« Ma blonde, entends-tu dans la ville ? »
Voilà un délicieux film très reposant parce que, même si on le prend en route, si on en a raté le début, comme ce fut mon cas, l’autre soir, sur la chaîne Histoire, même si on ne connaît pas d’emblée le nom des personnages, on saisit immédiatement le fil du récit et on s’installe dans une grande tranquillité de regard, ce qui est souvent bien agréable pour le spectateur un peu las.
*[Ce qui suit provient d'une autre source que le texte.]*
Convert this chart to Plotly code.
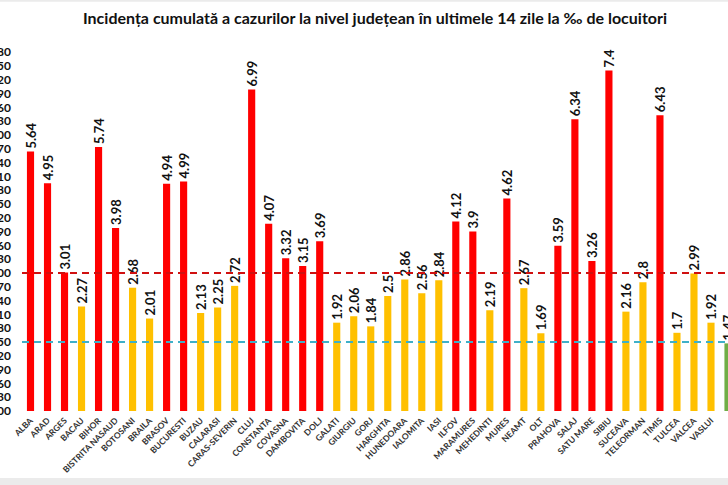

Le rendez-vous des quais est un film absolument, naïvement,, sculpturalement militant, du temps où le mot voulait encore dire quelque chose et où les Lendemains qui chantent étaient élevés au rang d’une foi religieuse, insusceptible de doutes, de nuances et de critiques. Même si, aujourd’hui, ce que Philippe Murray a appelé le Camp du Bien s’est constitué sur un socle de certitudes toutes issues du Politiquement correct, je doute qu’il y ait jamais, avant longtemps, la ferveur, le dévouement, l’exaltation que pouvaient ressentir les communistes occidentaux avant que le rapport Krouchtchev sur les crimes (pudiquement nommés excès) de Staline puis la répression de l’insurrection de Budapest, l’un et l’autre en 56 ne commencent à mettre la puce à l’oreille de certains.
Mais auparavant, donc, c’est la foi du charbonnier, que partage Paul Carpita, et qu’il exprime dans ce film, dont les protagonistes sont à la fois sympathiques par leur certitude d’être sur le chemin de la libération de l’Humanité et terrifiants par leur aveuglement. Ce qui est très bien, très reposant donc, c’est que tout est solidement simple : tous les ouvriers, dockers, syndicalistes, militants communistes ont de beaux visages francs ; tous les patrons, possédants, armateurs et leurs chiens de garde (policiers, gendarmes, militaires) ont de sales gueules torves. Suprême raffinement, le traître à la classe ouvrière, l’ami des patrons, le jaune a une physionomie ambiguë, une tête bizarre, qu’on identifiera vite comme celle du parfait faux jeton. Comme ça, au moins, on n’a pas à décrypter des structures alambiquées, et on sait tout de suite avec qui on se trouve.
Le cadre du film, c’est Marseille en 1950 et le mouvement des dockers contre la guerre d’Indochine, dockers qui en allaient jusqu’à saboter matériels et munitions destinés au corps expéditionnaire français en Extrême-Orient, c’est-à-dire à faire le jeu de l’ennemi. Tout cela est présenté avec une telle bonne conscience qu’on en est – sans jeu de mots – absolument désarmé. Les acteurs ne sont pas des professionnels, mais des militants et ont le jeu, les attitudes, les intonations des prédicateurs convaincus qu’ils sont, en fait. Mais c’est bien filmé, avec de larges perspectives d’esthétique industrielle sur le port de Marseille, la majesté des quais, des darses et des grues.
Interdit dès sa sortie, en 1955, le film sera sorti de l’oubli en 1990. C’est l’année où le communisme s’effondre avec la disparition de l’Union soviétique. Il n’y a pas de hasard.